Exercise |
Return only the lines from the top of the data down to the one that holds "-6.0, -5.5, -5.0]", both included, without any pictures.

##### Listed entries

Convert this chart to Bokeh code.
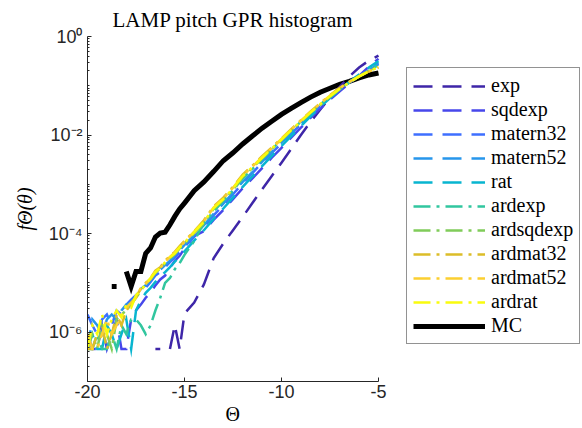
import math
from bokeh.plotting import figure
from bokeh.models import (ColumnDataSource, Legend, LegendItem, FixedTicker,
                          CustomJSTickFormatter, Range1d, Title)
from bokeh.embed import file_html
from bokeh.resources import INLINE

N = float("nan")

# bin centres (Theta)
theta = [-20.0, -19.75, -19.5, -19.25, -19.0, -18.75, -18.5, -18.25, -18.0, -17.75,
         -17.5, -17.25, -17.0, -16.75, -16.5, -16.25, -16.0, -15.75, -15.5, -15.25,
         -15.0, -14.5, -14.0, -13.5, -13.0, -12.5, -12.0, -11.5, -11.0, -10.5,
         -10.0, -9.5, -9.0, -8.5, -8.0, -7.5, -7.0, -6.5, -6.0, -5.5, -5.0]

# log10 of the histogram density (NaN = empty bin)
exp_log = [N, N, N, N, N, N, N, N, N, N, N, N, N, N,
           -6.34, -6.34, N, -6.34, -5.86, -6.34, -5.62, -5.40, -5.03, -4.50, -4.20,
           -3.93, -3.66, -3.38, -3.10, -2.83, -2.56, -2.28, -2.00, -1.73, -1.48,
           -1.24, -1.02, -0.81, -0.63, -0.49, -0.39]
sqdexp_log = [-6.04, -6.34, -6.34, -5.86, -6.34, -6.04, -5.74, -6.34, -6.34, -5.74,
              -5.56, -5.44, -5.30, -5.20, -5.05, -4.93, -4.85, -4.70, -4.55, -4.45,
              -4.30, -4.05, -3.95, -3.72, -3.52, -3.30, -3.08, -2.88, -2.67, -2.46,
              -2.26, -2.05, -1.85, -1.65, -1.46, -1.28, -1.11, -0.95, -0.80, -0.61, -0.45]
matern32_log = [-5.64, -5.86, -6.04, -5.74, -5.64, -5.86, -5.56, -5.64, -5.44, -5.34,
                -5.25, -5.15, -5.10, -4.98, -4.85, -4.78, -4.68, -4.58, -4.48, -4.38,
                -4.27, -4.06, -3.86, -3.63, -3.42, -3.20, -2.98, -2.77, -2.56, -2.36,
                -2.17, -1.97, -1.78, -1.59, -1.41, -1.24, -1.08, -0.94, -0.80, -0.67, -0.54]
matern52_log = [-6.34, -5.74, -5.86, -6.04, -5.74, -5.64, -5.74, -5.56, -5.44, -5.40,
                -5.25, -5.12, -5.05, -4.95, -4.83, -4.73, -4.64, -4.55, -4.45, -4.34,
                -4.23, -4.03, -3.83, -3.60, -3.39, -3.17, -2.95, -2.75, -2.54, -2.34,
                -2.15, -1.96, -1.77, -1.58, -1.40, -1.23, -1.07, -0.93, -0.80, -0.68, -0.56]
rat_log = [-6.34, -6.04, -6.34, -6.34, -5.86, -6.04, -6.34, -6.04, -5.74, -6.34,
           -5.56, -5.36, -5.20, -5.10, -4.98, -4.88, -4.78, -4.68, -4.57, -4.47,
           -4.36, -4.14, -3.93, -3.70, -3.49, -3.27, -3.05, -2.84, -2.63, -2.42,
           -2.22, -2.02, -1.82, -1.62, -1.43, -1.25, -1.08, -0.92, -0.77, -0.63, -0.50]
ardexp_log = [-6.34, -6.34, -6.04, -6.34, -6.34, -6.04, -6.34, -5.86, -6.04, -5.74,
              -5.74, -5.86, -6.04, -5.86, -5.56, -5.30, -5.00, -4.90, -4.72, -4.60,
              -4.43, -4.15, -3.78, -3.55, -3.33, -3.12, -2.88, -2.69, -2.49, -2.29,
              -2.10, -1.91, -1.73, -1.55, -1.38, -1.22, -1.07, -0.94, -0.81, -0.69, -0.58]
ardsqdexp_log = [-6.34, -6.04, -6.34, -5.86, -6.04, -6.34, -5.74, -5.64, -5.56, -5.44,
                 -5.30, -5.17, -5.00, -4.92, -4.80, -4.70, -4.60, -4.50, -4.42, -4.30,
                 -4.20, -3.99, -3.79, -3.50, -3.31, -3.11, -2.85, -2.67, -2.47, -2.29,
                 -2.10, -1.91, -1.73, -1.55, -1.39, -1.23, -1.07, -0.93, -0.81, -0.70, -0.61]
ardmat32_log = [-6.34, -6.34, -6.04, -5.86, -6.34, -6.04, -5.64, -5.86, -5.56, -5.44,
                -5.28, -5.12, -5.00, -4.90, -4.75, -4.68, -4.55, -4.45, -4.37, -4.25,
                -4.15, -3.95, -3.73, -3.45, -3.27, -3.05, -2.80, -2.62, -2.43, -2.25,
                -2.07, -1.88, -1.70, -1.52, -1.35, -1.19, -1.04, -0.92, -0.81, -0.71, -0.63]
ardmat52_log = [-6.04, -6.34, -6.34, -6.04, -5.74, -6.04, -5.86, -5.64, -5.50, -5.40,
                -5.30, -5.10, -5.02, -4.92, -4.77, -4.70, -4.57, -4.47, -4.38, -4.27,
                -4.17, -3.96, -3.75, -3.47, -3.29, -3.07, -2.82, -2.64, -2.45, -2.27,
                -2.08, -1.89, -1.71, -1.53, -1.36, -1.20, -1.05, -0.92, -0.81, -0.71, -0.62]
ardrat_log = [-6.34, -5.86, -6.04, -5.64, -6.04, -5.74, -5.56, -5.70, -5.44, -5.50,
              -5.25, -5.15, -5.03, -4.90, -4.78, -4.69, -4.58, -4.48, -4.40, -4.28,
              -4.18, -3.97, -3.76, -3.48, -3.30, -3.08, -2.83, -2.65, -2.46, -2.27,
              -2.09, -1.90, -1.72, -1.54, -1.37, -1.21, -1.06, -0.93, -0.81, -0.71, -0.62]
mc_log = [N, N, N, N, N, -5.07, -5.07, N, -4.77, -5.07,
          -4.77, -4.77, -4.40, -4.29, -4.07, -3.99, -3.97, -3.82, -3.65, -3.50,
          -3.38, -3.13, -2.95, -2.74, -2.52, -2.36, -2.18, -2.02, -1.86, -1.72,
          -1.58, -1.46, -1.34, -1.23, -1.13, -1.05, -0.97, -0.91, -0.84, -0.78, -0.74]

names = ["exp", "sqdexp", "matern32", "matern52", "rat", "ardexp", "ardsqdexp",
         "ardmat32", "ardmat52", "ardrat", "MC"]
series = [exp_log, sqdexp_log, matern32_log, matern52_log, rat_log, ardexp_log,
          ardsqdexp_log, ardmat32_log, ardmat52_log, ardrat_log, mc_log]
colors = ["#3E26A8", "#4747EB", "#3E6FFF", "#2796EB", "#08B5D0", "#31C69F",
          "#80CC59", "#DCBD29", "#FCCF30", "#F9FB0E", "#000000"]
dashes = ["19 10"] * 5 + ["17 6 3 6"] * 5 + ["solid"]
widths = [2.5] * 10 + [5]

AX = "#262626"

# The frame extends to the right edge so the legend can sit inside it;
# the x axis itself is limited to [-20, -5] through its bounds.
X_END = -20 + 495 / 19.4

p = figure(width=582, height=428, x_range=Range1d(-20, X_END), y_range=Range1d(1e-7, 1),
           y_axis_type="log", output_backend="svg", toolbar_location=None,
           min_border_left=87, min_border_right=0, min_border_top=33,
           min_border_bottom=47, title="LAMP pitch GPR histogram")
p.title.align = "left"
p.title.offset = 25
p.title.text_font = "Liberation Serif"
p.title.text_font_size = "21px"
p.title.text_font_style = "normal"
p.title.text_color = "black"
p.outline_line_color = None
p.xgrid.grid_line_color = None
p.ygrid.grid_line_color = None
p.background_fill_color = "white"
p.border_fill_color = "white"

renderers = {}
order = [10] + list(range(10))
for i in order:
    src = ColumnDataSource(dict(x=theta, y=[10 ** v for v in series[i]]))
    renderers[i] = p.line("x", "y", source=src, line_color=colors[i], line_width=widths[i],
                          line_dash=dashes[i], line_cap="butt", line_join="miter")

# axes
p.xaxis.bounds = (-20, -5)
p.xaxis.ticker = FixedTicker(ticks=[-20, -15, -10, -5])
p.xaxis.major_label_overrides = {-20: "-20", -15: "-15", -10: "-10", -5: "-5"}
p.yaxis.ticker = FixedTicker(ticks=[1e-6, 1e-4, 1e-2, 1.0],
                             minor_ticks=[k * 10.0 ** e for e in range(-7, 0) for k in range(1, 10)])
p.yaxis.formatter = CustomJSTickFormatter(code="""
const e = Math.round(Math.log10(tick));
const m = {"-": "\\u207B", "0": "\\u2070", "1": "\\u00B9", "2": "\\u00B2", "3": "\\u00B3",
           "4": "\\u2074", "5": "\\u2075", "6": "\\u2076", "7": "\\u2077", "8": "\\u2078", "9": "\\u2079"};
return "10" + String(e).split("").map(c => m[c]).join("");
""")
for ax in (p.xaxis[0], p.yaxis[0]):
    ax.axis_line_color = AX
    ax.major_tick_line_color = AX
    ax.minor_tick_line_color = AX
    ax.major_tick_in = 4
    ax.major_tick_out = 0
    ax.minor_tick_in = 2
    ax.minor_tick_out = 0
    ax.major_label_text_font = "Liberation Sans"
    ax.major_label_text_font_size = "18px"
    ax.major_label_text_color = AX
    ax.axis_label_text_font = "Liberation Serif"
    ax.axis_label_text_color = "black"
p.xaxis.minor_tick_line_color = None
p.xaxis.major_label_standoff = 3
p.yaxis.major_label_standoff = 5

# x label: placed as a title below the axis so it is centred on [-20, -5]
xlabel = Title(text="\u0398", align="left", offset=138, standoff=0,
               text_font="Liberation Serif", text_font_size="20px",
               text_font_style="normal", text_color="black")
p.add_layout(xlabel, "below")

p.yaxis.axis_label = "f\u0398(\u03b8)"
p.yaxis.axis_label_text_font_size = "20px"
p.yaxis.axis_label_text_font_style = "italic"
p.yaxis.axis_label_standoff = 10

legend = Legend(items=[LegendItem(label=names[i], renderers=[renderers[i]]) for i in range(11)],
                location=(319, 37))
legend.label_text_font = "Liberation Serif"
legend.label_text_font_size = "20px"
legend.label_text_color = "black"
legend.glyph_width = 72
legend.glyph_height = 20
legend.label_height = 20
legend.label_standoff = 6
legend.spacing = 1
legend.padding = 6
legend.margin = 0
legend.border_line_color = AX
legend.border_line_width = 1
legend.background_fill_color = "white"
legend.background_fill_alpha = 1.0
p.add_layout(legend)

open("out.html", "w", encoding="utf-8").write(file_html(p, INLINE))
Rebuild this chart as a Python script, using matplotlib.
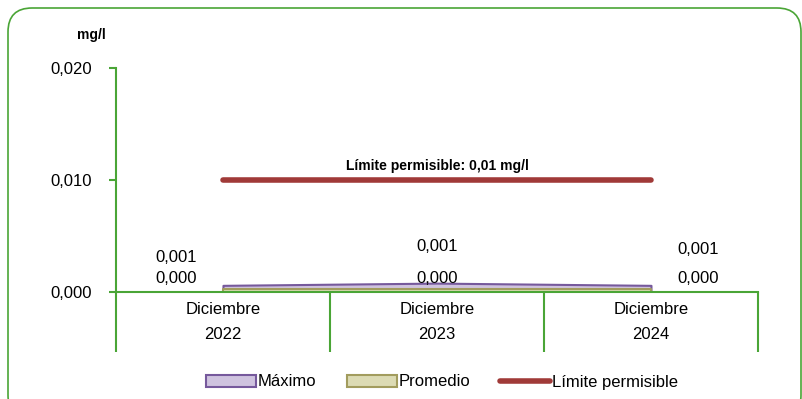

##########

Solution for this exercise |
Convert this chart to Bokeh code.
import math
from bokeh.plotting import figure
from bokeh.models import (ColumnDataSource, Legend, LegendItem, FixedTicker,
                          CustomJSTickFormatter, Range1d, Title)
from bokeh.embed import file_html
from bokeh.resources import INLINE

N = float("nan")

# bin centres (Theta)
theta = [-20.0, -19.75, -19.5, -19.25, -19.0, -18.75, -18.5, -18.25, -18.0, -17.75,
         -17.5, -17.25, -17.0, -16.75, -16.5, -16.25, -16.0, -15.75, -15.5, -15.25,
         -15.0, -14.5, -14.0, -13.5, -13.0, -12.5, -12.0, -11.5, -11.0, -10.5,
         -10.0, -9.5, -9.0, -8.5, -8.0, -7.5, -7.0, -6.5, -6.0, -5.5, -5.0]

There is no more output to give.